Local residents and other interested parties are invited to view the plans for the new building at a drop-in consultation event at the school on Monday, between 4 and 7.30pm.

Councillor Amanda Chadderton, Oldham Council’s Cabinet member for Education and Early Years, said: “This consultation is a chance for parents, residents and interested parties to help shape the future of Royton and Crompton School. “Your views and opinions are important to us and we want to hear them.”

Parents, pupils and local councillors have argued for years that the school facilities are not adequate and are in desperate need of refurbishment.

Councillor Howard Sykes described the school as “physically falling apart and in desperate need of replacement” and lobbied for funding for a new school to be prioritised.

As the article suggests that through effective lobbying the funding has been allocated and the build is going full steam ahead.

The issue I have had all along with the Save Diggle Campaign is that they have not given one thought for the families or pupils who use the school on a regular basis.

All the delays and arguing about the so called heritage of the site has meant that Saddleworth School is no longer the number one priority at Oldham Council.

They have since the first article secured funding to improve Royton and Crompton school which should be completed long before Saddleworth School would even get planning permission.

It is also worth pointing out that the school is in far better condition than the existing Saddleworth School but the council can deliver it before funding may be withdrawn.

By my calculations with the summer recess looming the earliest the new plans would reach committee would be in September at the earliest.
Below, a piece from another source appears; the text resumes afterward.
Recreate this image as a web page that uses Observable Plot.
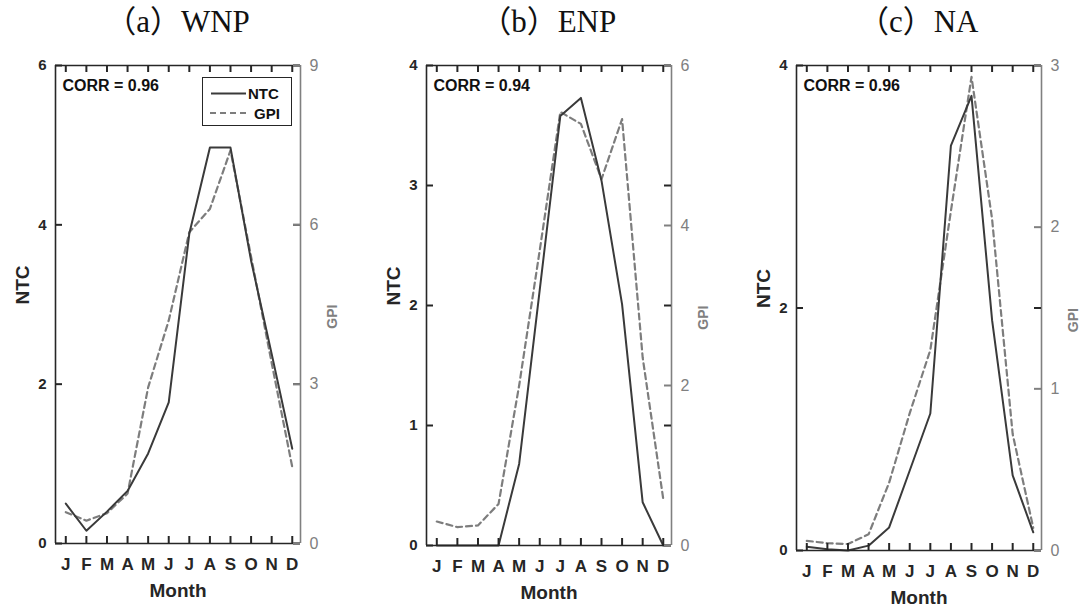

Then the Christmas Break looms therefore it will be January 2018 before it even gets to planning.

Add another round of legal wrangling it could be delayed yet another twelve months. By then the new Royton and Crompton School will be built and in use.

If I was the EFA I know what I would do with the Saddleworth Funding, I would re allocate it to a school that would be built and in operation without any delays that have plagued this torturous saga.

It saddens me greatly but I think that the fear of more legal delays will be enough to prevent Saddleworth School being replaced even on the existing site and our children will be sent to any school in the borough that has a place for them.

It is not beyond the realms of possibility that we could lose the funding and it would be a disaster not only for the children of Saddleworth but for the village of Diggle who will almost certainly have to endure a large scale housing development on the site.

This will undoubtably bring with it a great deal more traffic than the school would ever have generated and without any funds available to make any necessary road improvements.

So to the people who have lobbied against the school coming to Diggle I applaud you on your hollow victory.

In the long term, not only have you disadvantaged the children of Saddleworth in receiving an education in a new purpose built school but it will also mean even more buses to transport them in and out of Oldham and more traffic when the housing development starts.

I feel for anyone who has children at the school or who are making decisions on which school there children are going to next year!

Please don’t think that the majority of people in Diggle supported this action from the Save Diggle Campaign as they claim. I for one have been vocal in my support for any scheme that puts the education and welfare of our young people first.

It seem ironic that Kieth Lucas the individual who is the spokesperson for the group was actually was awarded an MBE for services to children!